Adrenocortical carcinoma (ACC) is a rare tumor with poor prognosis and the only approved drug for advanced disease is mitotane. The cytochromes P450 (CYP) 2W1 and 2B6 are proposed predicting markers of sensitivity to mitotane treatment. Aim of the study was to evaluate the relationship between CYP2W1 and/or CYP2B6 polymorphisms and response to mitotane in ACC.
Methods: We performed a multicentric retrospective study including 182 ACC patients (F/M=121/61) treated with mitotane monotherapy in adjuvant (n=103) or palliative (n=79) setting. CYP2W1*6 (p.P448L) and CYP2B6*6 (p.Q171H) were genotyped and sequenced in leukocyte DNA. Response to therapy was evaluated by time to progression (TTP) from the start of mitotane.
Results: Patients with advanced ACC and CYP2W1*6 CT/TT showed a worse response to mitotane compared to wild-type (wt) group (median TTP 3 vs 8 months, P=0.019, HR=2.10), also after adjustment for ENSAT stage (P=0.031, chi-square=4.67), and presented a higher rate of progression (71% vs 38%; P=0.01, chi-square=6.95). Moreover, 76% of CYP2W1*6 CT/TT patients did not achieve the mitotane target levels compared to 52% of wt (P=0.051, chi-square=3.79). Oppositely, a higher percentage of patients with CYP2B6*6 GT/TT achieved the target levels than wt (54% vs29%, P=0.027, chi-square=4.951), as well as had higher mitotane levels after 6 months of treatment (P=0.005). Combining these polymorphisms, 61% patients with GT/TT CYP2B6*6-CYP2W1*6 wt achieved target levels vs 21% with CT/TT CYP2W1*6CYP2B6*6 wt and 32% with both CYPs wt (P=0.02 and P=0.037, respectively). No relevant results were observed in adjuvant setting.

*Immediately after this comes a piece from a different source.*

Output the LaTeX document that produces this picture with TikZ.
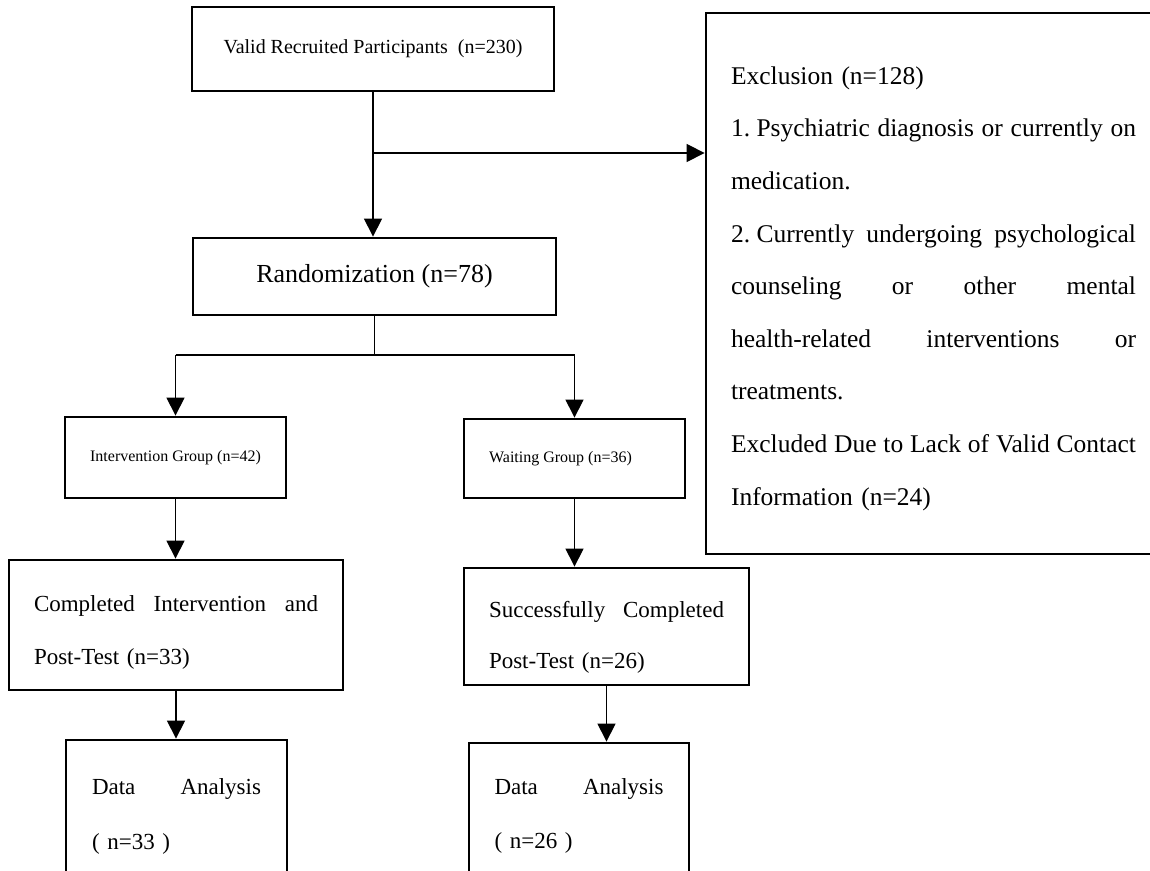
\documentclass[tikz,border=0pt]{standalone}
\usepackage{fontspec}
\setmainfont{Liberation Serif}
\usetikzlibrary{arrows.meta}
\setlength{\parindent}{0pt}
\frenchspacing
\newcommand{\fullline}[1]{\makebox[\hsize][s]{\spaceskip=0.25em plus 1fil\relax #1}}

\begin{document}
\begin{tikzpicture}[x=0.5pt,y=-0.5pt,
    >={Triangle[length=9pt,width=9pt]},
    box/.style={draw,line width=1.4pt,inner sep=0pt},
    flow/.style={line width=0.6pt}]
    \fill[white] (0,0) rectangle (1150,871);
    \useasboundingbox (0,0) rectangle (1150,871);
    \clip (0,0) rectangle (1150,871);

    \node[box,minimum width=181pt,minimum height=42pt,font=\fontsize{10}{12}\selectfont] (valid) at (373,49) {Valid Recruited Participants\ \ (n=230)};
    \node[box,minimum width=181.5pt,minimum height=38.5pt,font=\fontsize{13}{15}\selectfont] (rand) at (374.5,276.5) {Randomization (n=78)};
    \node[box,text width=202.5pt,inner xsep=12.5pt,minimum height=270.5pt,align=left,font=\fontsize{12.75}{26.3}\selectfont] (excl) at (933.5,283.5) {\rule{0pt}{14pt}Exclusion (n=128)\\
        \fullline{1.\kern0.25em Psychiatric diagnosis or currently on}\\
        medication.\\
        \fullline{2.\kern0.25em Currently undergoing psychological}\\
        \fullline{counseling or other mental}\\
        \fullline{health-related interventions or}\\
        treatments.\\
        \fullline{Excluded Due to Lack of Valid Contact}\\
        Information (n=24)};

    \node[box,minimum width=110.5pt,minimum height=40.5pt,font=\fontsize{8}{10}\selectfont] (interv) at (175.5,457.5) {Intervention Group (n=42)};
    \node[box,minimum width=110.5pt,minimum height=39.5pt,font=\fontsize{8}{10}\selectfont] (wait) at (574.5,458.5) {Waiting Group (n=36)\kern14pt};

    \node[box,minimum width=167pt,minimum height=65pt,text width=142pt,align=left,font=\fontsize{11.5}{26.5}\selectfont] (compl) at (176,625) {\fullline{\rule{0pt}{15pt}Completed Intervention and}\\Post-Test (n=33)};
    \node[box,minimum width=142.5pt,minimum height=58.5pt,text width=117.5pt,align=left,font=\fontsize{11.5}{25.5}\selectfont] (success) at (606.5,626.5) {\fullline{\rule{0pt}{19pt}Successfully Completed}\\Post-Test (n=26)};

    \node[box,minimum width=110.5pt,minimum height=70pt,text width=84.5pt,align=left,font=\fontsize{11.5}{27.5}\selectfont] (dataL) at (176.5,810) {\fullline{\rule{0pt}{14pt}Data Analysis}\\ ( n=33 )};
    \node[box,minimum width=110pt,minimum height=70pt,text width=84.5pt,align=left,font=\fontsize{11.5}{27}\selectfont] (dataR) at (579,813) {\fullline{\rule{0pt}{11pt}Data Analysis}\\ ( n=26 )};

    % connectors
    \coordinate (split) at (valid.south |- 0,153);
    \coordinate (fork) at (rand.south |- 0,355);
    \coordinate (forkL) at (interv.north |- fork);
    \coordinate (forkR) at (wait.north |- fork);
    \draw[flow,->] (valid.south) -- (valid.south |- rand.north);
    \draw[flow,->] (split) -- (split -| excl.west);
    \draw[flow] (rand.south) -- (fork);
    \draw[flow] (forkL) -- (forkR);
    \draw[flow,->] (forkL) -- (interv.north);
    \draw[flow,->] (forkR) -- (wait.north);
    \draw[flow,->] (interv.south) -- (interv.south |- compl.north);
    \draw[flow,->] (wait.south) -- (wait.south |- success.north);
    \draw[flow,->] (compl.south) -- (compl.south |- dataL.north);
    \draw[flow,->] (success.south) -- (success.south |- dataR.north);
\end{tikzpicture}
\end{document}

Conclusion: We demonstrated that patients with advanced ACC and CYP2W1*6 CT/TT are less sensitive to mitotane and CYP2B6*6 correlates with mitotane levels after 6 month-treatment. We suggest that the association of CYP2W1*6 and CYP2B6*6 may predict the individual response to mitotane treatment, avoiding useless drug administration leading to toxicities.